A premium calculator or spreadsheet should provide more than a single payment figure. It should display the structure of the loan clearly. Look for these outputs:

  • Estimated amount financed after down payment, trade-in, taxes, and fees
  • Baseline required monthly payment
  • Total projected interest over the loan life
  • Total projected cost including principal and interest
  • Estimated payoff month and total months to payoff
  • A month-by-month amortization table showing payment, interest, principal, and remaining balance
  • A chart of balance decline over time for easy visual comparison

These outputs let you compare two decision styles: lowering the vehicle price today or accelerating payoff tomorrow. Sometimes a larger down payment is best. Other times, preserving some cash and making disciplined extra payments later can offer better liquidity. The calculator helps quantify the tradeoff.

Best practices before using any calculator result as a buying decision

An online calculator is a planning tool, not a binding loan quote. Real auto financing may include taxes that vary by state, lender origination rules, negative equity rolled from a prior loan, GAP products, service contracts, and different daily interest conventions. Before finalizing a purchase, compare the calculator output with your lender’s Truth in Lending disclosures and contract terms.

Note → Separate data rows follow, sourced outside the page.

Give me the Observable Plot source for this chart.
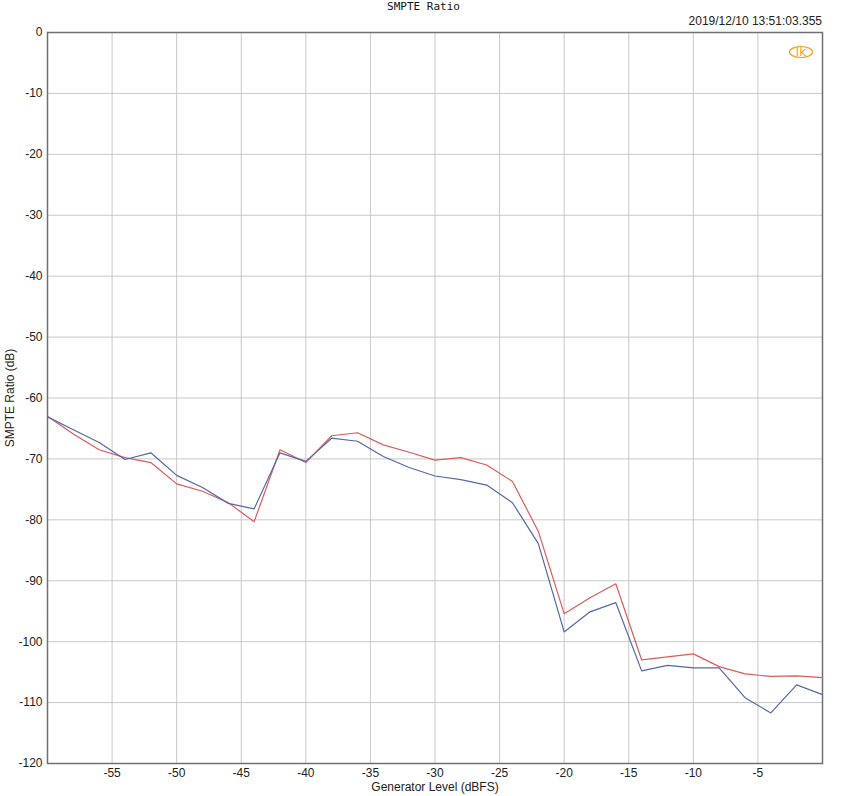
<!DOCTYPE html>
<html>
<head>
<meta charset="utf-8">
<script src="https://cdn.jsdelivr.net/npm/d3@7"></script>
<script src="https://cdn.jsdelivr.net/npm/@observablehq/plot@0.6"></script>
<style>
  body { margin: 0; background: #fff; }
  #wrap { position: relative; width: 847px; height: 796px; }
  #title { position: absolute; top: 0; left: 0; width: 847px; text-align: center; font: 11px "DejaVu Sans Mono", monospace; color: #111; line-height: 13px; }
  #stamp { position: absolute; top: 14px; right: 25px; font: 12px "Liberation Sans", Arial, sans-serif; color: #222; }
  #logo { position: absolute; top: 42px; left: 787px; }
</style>
</head>
<body>
<div id="wrap">
  <div id="chart"></div>
  <div id="title">SMPTE Ratio</div>
  <div id="stamp">2019/12/10 13:51:03.355</div>
  <svg id="logo" width="28" height="18" viewBox="0 0 28 18">
    <ellipse cx="14" cy="10" rx="11.5" ry="5.5" fill="none" stroke="#f0a020" stroke-width="1.2"/>
    <text x="14" y="14" text-anchor="middle" font-family="DejaVu Sans" font-size="12" fill="#f0a020">lk</text>
  </svg>
</div>
<script>
const levels = [-60,-58,-56,-54,-52,-50,-48,-46,-44,-42,-40,-38,-36,-34,-32,-30,-28,-26,-24,-22,-20,-18,-16,-14,-12,-10,-8,-6,-4,-2,0];
const blueRatio = [-63.1,-65.2,-67.3,-70.1,-69.0,-72.7,-74.7,-77.3,-78.2,-69.0,-70.4,-66.6,-67.1,-69.6,-71.4,-72.8,-73.4,-74.3,-77.2,-83.9,-98.4,-95.1,-93.6,-104.8,-103.9,-104.3,-104.3,-109.2,-111.7,-107.1,-108.7];
const redRatio = [-63.0,-65.9,-68.5,-69.8,-70.6,-74.1,-75.3,-77.2,-80.3,-68.5,-70.6,-66.2,-65.7,-67.7,-68.9,-70.2,-69.8,-71.0,-73.7,-81.9,-95.4,-92.8,-90.5,-103.0,-102.5,-102.0,-104.1,-105.3,-105.7,-105.6,-105.9];
const xTicks = [-55,-50,-45,-40,-35,-30,-25,-20,-15,-10,-5];
const yTicks = [0,-10,-20,-30,-40,-50,-60,-70,-80,-90,-100,-110,-120];

const data = [];
levels.forEach((x, i) => {
  data.push({x, y: blueRatio[i], s: "A"});
});
levels.forEach((x, i) => {
  data.push({x, y: redRatio[i], s: "B"});
});

const fmt = d => String(d);

const chart = Plot.plot({
  width: 847,
  height: 796,
  marginLeft: 47,
  marginRight: 25,
  marginTop: 32,
  marginBottom: 33,
  style: { fontFamily: "'Liberation Sans', Arial, sans-serif", fontSize: "12px", color: "#222", background: "#fff" },
  x: { domain: [-60, 0] },
  y: { domain: [-120, 0] },
  marks: [
    Plot.gridX(xTicks, { stroke: "#c8c8c8", strokeOpacity: 1 }),
    Plot.gridY(yTicks, { stroke: "#c8c8c8", strokeOpacity: 1 }),
    Plot.frame({ stroke: "#707070", strokeWidth: 1.5 }),
    Plot.line(data.filter(d => d.s === "B"), { x: "x", y: "y", stroke: "#e05a5a", strokeWidth: 1.2 }),
    Plot.line(data.filter(d => d.s === "A"), { x: "x", y: "y", stroke: "#5468a8", strokeWidth: 1.2 }),
    Plot.axisX(xTicks, { tickSize: 0, tickPadding: 5, tickFormat: fmt, label: "Generator Level (dBFS)", labelAnchor: "center", labelArrow: "none", labelOffset: 27 }),
    Plot.axisY(yTicks, { tickSize: 0, tickPadding: 5, tickFormat: fmt, label: "SMPTE Ratio (dB)", labelAnchor: "center", labelArrow: "none", labelOffset: 42 })
  ]
});
document.getElementById("chart").appendChild(chart);
</script>
</body>
</html>
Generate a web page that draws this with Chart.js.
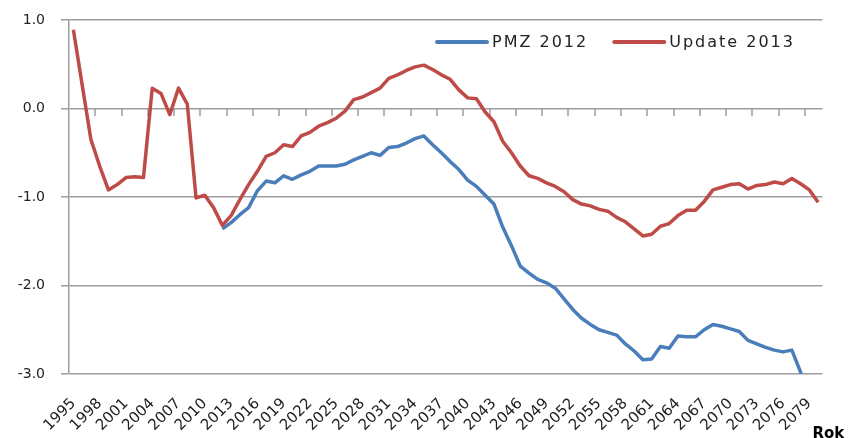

  1. Confirm whether taxes are calculated on the full sale price or after trade-in credit in your state.
  2. Verify whether the lender allows extra principal payments without penalty.
  3. Ask whether payments are simple interest and whether interest accrues daily.
  4. Review all ancillary products so you understand the actual amount financed.
  5. Check your credit score and compare offers from banks, dealers, and credit unions.

For authoritative consumer guidance, review resources from the Consumer Financial Protection Bureau, financing and ownership data from the U.S. Bureau of Transportation Statistics, and interest-rate reference data from the Federal Reserve Bank of St. Louis FRED database.

When a variable amortization strategy works best

This planning method is especially useful for borrowers with income that is stable but expected to grow, such as professionals early in their careers, households paying off another debt soon, or buyers who receive annual bonuses. It is also helpful for conservative planners who want a lower minimum required payment but intend to prepay aggressively. The calculator can show whether that approach reduces risk or merely extends debt without enough savings.

If your budget is already tight, be careful with assumptions. A spreadsheet can make an aggressive payoff plan look easy on paper, but real life may involve repairs, insurance increases, and changing fuel costs. A realistic variable payment plan should leave room for emergency savings and maintenance. Paying off a car faster is beneficial, but not if it causes reliance on high-interest credit card debt.

Bottom line

An auto loan calculator with variable ammortization spreadsheet capability gives you a much clearer financial picture than a simple payment estimator. It helps you understand how down payment size, APR, term length, extra monthly principal, and annual payment increases all interact. If used carefully, it can help you lower total interest, shorten your debt timeline, and choose a vehicle budget that aligns with long-term financial goals. The best use of this tool is not to justify buying more car. It is to make the true cost of financing visible so you can borrow with confidence and repay strategically.